We both worked for Barclays at the time and had to fill out a Staff mortgage application as you were not allowed to borrow any money outside the branch you worked at unless it was on Barclay Card.

It contained a full Budget Planner including petrol, insurance, gym, entertainment, holidays etc. This then had to get past the branch loans assessment desk and once rubber stamped by them we both had to have an interview with the Branch Manager. Lovely lady but a bit scary when I was just a pup.

She crossed questioned me on all my expenses figures, which I held up to manfully and she asked if I was sure I could afford it in a if you are wrong you will get the sack kind of a way.

The final question was "you are not married yet you know" ! But I had the answer with our wedding date booked, passed the test and bought my first house. Few.

Since then it has become a little easier lol 🙂

Although probably not now I am self employed !!!

Jeremy Smith

20:02 PM, 8th March 2014, About 10 years ago

Reply to the comment left by "Mark Alexander" at "07/03/2014 - 12:36":

Dear Mark,

Are you going to tell me, when you started in the 80's, that you didn't take out any high LTV, that you didn't take advantage of 100% mortgages, with all the fees and costs added to the mortgage?

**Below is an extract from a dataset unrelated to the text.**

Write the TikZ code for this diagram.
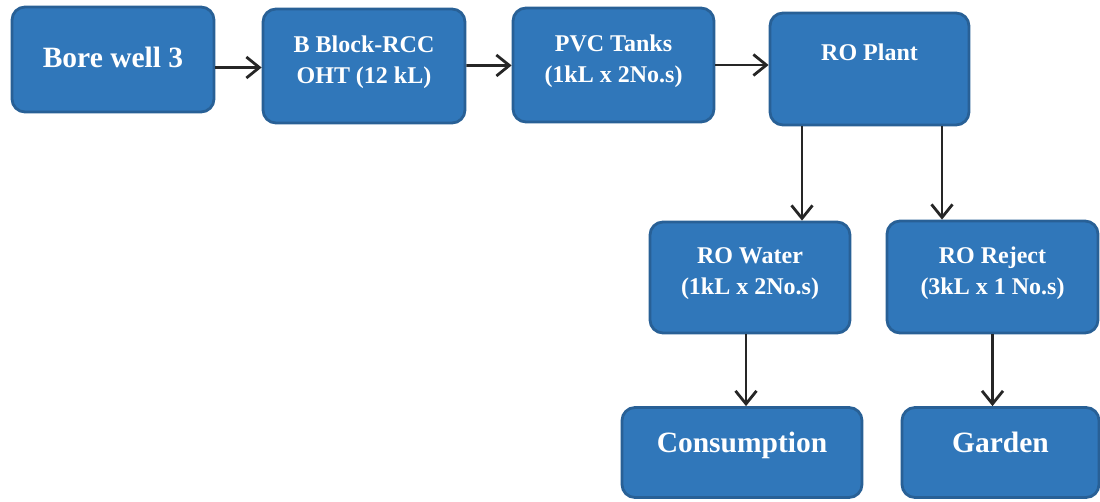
\documentclass[tikz,border=0pt]{standalone}
\usepackage{fontspec}
\setmainfont{Liberation Serif}
\usetikzlibrary{positioning,arrows.meta}
\definecolor{boxblue}{RGB}{48,119,186}
\definecolor{boxedge}{RGB}{40,96,150}

\begin{document}
\begin{tikzpicture}[x=1pt,y=-1pt,line width=2.8pt,>={Straight Barb[length=13pt,width=21pt]}]
\tikzstyle{bx} = [draw=boxedge,fill=boxblue,line width=2.8pt,rounded corners=13pt,text=white,align=center,font=\bfseries\fontsize{24}{31}\selectfont]
\tikzstyle{bxbig} = [bx,font=\bfseries\fontsize{29.5}{34}\selectfont]
\tikzstyle{ln} = [->,draw=black!85]
\useasboundingbox (0,0) rectangle (1100,501);
\node[bxbig,minimum width=202pt,minimum height=105pt,text height=20pt,text depth=5pt] (bore) at (113,59.5) {Bore well 3} ;
\node[bx,minimum width=202pt,minimum height=114pt,text depth=12.3pt] (oht) at (364,66) {B Block-RCC\\OHT (12 kL)} ;
\node[bx,minimum width=201pt,minimum height=114pt,text depth=12.3pt] (pvc) at (613.5,65) {PVC Tanks\\(1kL x 2No.s)} ;
\node[bx,minimum width=199pt,minimum height=112pt,text height=17pt,text depth=35pt] (roplant) at (869.5,69) {RO Plant} ;
\node[bx,minimum width=200pt,minimum height=111pt,text depth=12.3pt] (rowater) at (750,277.5) {RO Water\\(1kL x 2No.s)} ;
\node[bx,minimum width=211pt,minimum height=112pt,text depth=12.3pt] (roreject) at (992.5,277) {RO Reject\\(3kL x 1 No.s)} ;
\node[bxbig,minimum width=240pt,minimum height=90pt,text height=20pt,text depth=21pt] (consumption) at (742,452.5) {Consumption} ;
\node[bxbig,minimum width=197pt,minimum height=90pt,text height=20pt,text depth=21pt] (garden) at (1000.5,452.5) {Garden} ;
\draw [ln] ([yshift=-8pt]bore.east) -- ([yshift=-8pt]bore.east -| oht.west) ;
\draw [ln] (oht) -- (pvc) ;
\draw [ln] (pvc.east) -- (pvc.east -| roplant.west) ;
\draw [ln] ([xshift=-67.5pt]roplant.south) -- ([xshift=-67.5pt]roplant.south |- rowater.north) ;
\draw [ln] ([xshift=72.5pt]roplant.south) -- ([xshift=72.5pt]roplant.south |- roreject.north) ;
\draw [ln] ([xshift=-4pt]rowater.south) -- ([xshift=-4pt]rowater.south |- consumption.north) ;
\draw [ln] (roreject.south) -- (roreject.south |- garden.north) ;
\end{tikzpicture}
\end{document}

If we had all bought one house, waited for it to rise by 25%, and saved for the next 25% deposit, we would have been waiting a damn long time to get the next 2, then wait and save for the next deposits....
Mark, I think if we did a calculation on the number of properties you have, I would hazard a guess it would take 50 years to do it that way and property prices would be £1,000,000 for a 2 bed semi !!

We have taken advantage of the slack lending to our advantage.....

Mark Alexander - Founder of Property118

22:32 PM, 8th March 2014, About 10 years ago

Reply to the comment left by "Jeremy Smith" at "08/03/2014 - 20:02":

Hi Jerry, to have arrived at that conclusion you would have had to have made two massive assumptions; 1) being the number of properties I own and 2) my earning and expediture over the last 25 years.

With regards to lax lending criteria, well yes, I did take advantage of it but not until 2003 onwards until low margins and lax criteria became prevelant until 2008.

The key to this business is adapting to market conditions.
.

Jeremy Smith

0:00 AM, 9th March 2014, About 10 years ago

Reply to the comment left by "Mark Alexander" at "08/03/2014 - 22:32":

Hi Mark,

I knew you would take it in good spirit and pick up on the assumptions I had made !!
Of course, I don't know the extent of your investments, nor your earnings in your early days !!
My starting point is from just one deposit, and just extrapolating an example with just one property and a deposit of 25%.

Having now done some 'back of a very rough fag packet' (before someone else says it!!) calculations, (and this does not include any earnings invested), I have found that if house prices were to rise at a rate of 33% per year ( !! ), giving enough for a 25% deposit to be withdrawn from each and every property, it would take to the end of year 6 to have acquired 32 properties this way....
Having taken the first house at £100k, they would each then be worth around £515k at the end of year 6.
I would summize that if rates were to rise at 8%, it would then take 4 times as long, ie 24 years to accumulate 32 houses this way.

It is obvious that this is not a way that a property 'empire' can be built, and other factors need to be included to increase the rate of accumulation of properties.

Having earnings as spare cash to plough into the investment in housing is a huge benefit, which most who may be starting down the road of investment into housing may not have.
Obviously you need to have a job! and so be able to accumulate a deposit, but to multiply the number of investment properties takes a little more imaginative and creative accountancy in my opinion !!
- 100% mortgages were a great help, I must add.

And you are VERY right Mark: "The key to this business is adapting to market conditions"

Mark Alexander - Founder of Property118

9:30 AM, 9th March 2014, About 10 years ago

Reply to the comment left by "Jeremy Smith" at "09/03/2014 - 00:00":

Hi Jerry

Please take a look at this excellent blog written by The Property Geek >>> http://www.propertygeek.net/theres-no-rush/

This is pretty much how I built my portfolio.

I also had very significant disposable income from my business.

I don't think people should consider investing unless they have significant cash reserves or the ability to support additional borrowing against equity in their homes.

My strategy was never reliant upon capital growth to build my portfolio but for obvious reasons, when it came along I utilised it.

As I learned more I found that I could add value to the right properties, then refinance my money back out to recycle my funds.

It is a combination of all of these things, plus selling property which you've added value to but doesn't make sense to hold due to low yield, which can also increase your ability to grown your portfolio.
.

Jeremy Smith

10:57 AM, 9th March 2014, About 10 years ago

Reply to the comment left by "Mark Alexander" at "09/03/2014 - 09:30":

Yes, good article,
he makes it sound simple, and if all goes well, it can be.

I have found getting the right tenants is one of the keys to keeping the model on track.

Your last comment, "....doesn't make sense to hold due to low yield" is something I am struggling with presently:
..if I measure it as: income vs value of property (instead of against my investment)
then the huge increase in house values in the Cambridge area has led some of my properties to be yielding only around 3%.
Getting out is somewhat difficult without losing a huge chunk to the taxman, what's then left would probably yield about the same amount as before in cash terms.

- But this is off topic !

Rob's blog is a good example of why you should keep the day job, since when scrutiny comes by way of the mortgage company application you can demonstrate your ability to pay, whether rent is coming in or not.